On the second day of a conference, I awoke to a 7 a.m. phone call from my dad. “Azmi, your grandfather had a brain hemorrhage and was admitted to the hospital.” I told my dad I’d fly out to meet him that day, but he encouraged me to stay to present my research. By the time I arrived the following night—poster and conference clothes in hand—my grandfather had passed away. The rush of grief was overwhelming. Over the next few days, I focused on my family and helped plan the funeral. Then, when the time came to get back to work, I developed a self-care plan and communicated my needs to others. I knew what to do thanks to a mental health first aid course I had taken, which taught me how to care for myself as well as others.
After finishing my Ph.D. in the fateful spring of 2020, I had been unemployed for 4 months, so I was excited to start my postdoc, moving 3000 kilometers across the country in the middle of the pandemic. Yet something felt off. Workplace hours were staggered and much of the inperson training for my projects was virtual. I was lucky to have a supportive supervisor, but I did not know anyone outside my direct colleagues in the lab. I coped with my feelings of anxiety and isolation by burying myself in work, putting in long hours at the bench.
After getting involved with my postdoctoral association’s advocacy committee, I quickly saw that many incoming postdocs were facing similar troubles.

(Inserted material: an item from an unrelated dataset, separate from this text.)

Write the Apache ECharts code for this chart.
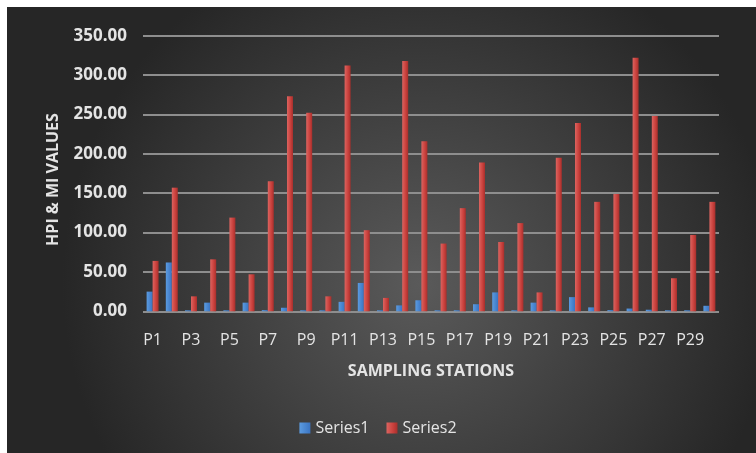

Wanting to do what I could to help, I took on the role of disseminating information about work-life balance and mental health, announcing seminars, meditation sessions, and mental well-being programs.
One day, the organizers of a mental health first aid course asked me to send out an announcement. I was intrigued. I had never dealt with a mental health emergency. But it struck me that if I wanted to be the best advocate for my community, I should lead by example and take the course myself.
A key lesson was that no one should struggle alone.
- Azmi Ahmad
- Yale University
When training day came, I expected to mostly learn about how to handle emergencies. But the 6-hour session was much more broad ranging, covering how to deal with chronic situations and what to do to take care of yourself. A key lesson was that no one should struggle alone, and that it’s important to develop a self-care plan by thinking about the people, programs, and activities in your support network that can help you deal with mental health challenges.
After taking the course, I felt more confident in my ability to defuse difficult situations and direct people toward professional help should I ever come across an emergency. The training helped me become a better listener. For instance, I’ve learned to be mindful of my body language—to make eye contact, maintain a soft tone, and focus on being present and actively listening. When a friend reached out to say they felt dismissed at work and wanted to quit, I listened and gave reassurance as best I could. I’ve also found I can listen more attentively to my own thoughts and feelings and identify steps to help me feel better.
When my grandfather died, I didn’t bury myself in work as I had done in the past. Instead, I put my well-being first and reached out to others who could help me. I told my adviser that I’d need to take a break and miss a lab meeting, and he understood. I created a physical health plan—adding more exercise to my daily routine—and took time each morning to practice guided meditation. I also opened up about my feelings with close friends, who were supportive and would then regularly check in on how I was doing. These steps didn’t magically erase my grief. But they helped me work through it and connect with those around me.
You don’t need a formal course. But develop your own mental health first aid kid with self-care strategies, and don’t be afraid to connect with others. Academia—and life in general—can be challenging. We’re better off when we can rely on others and support ourselves.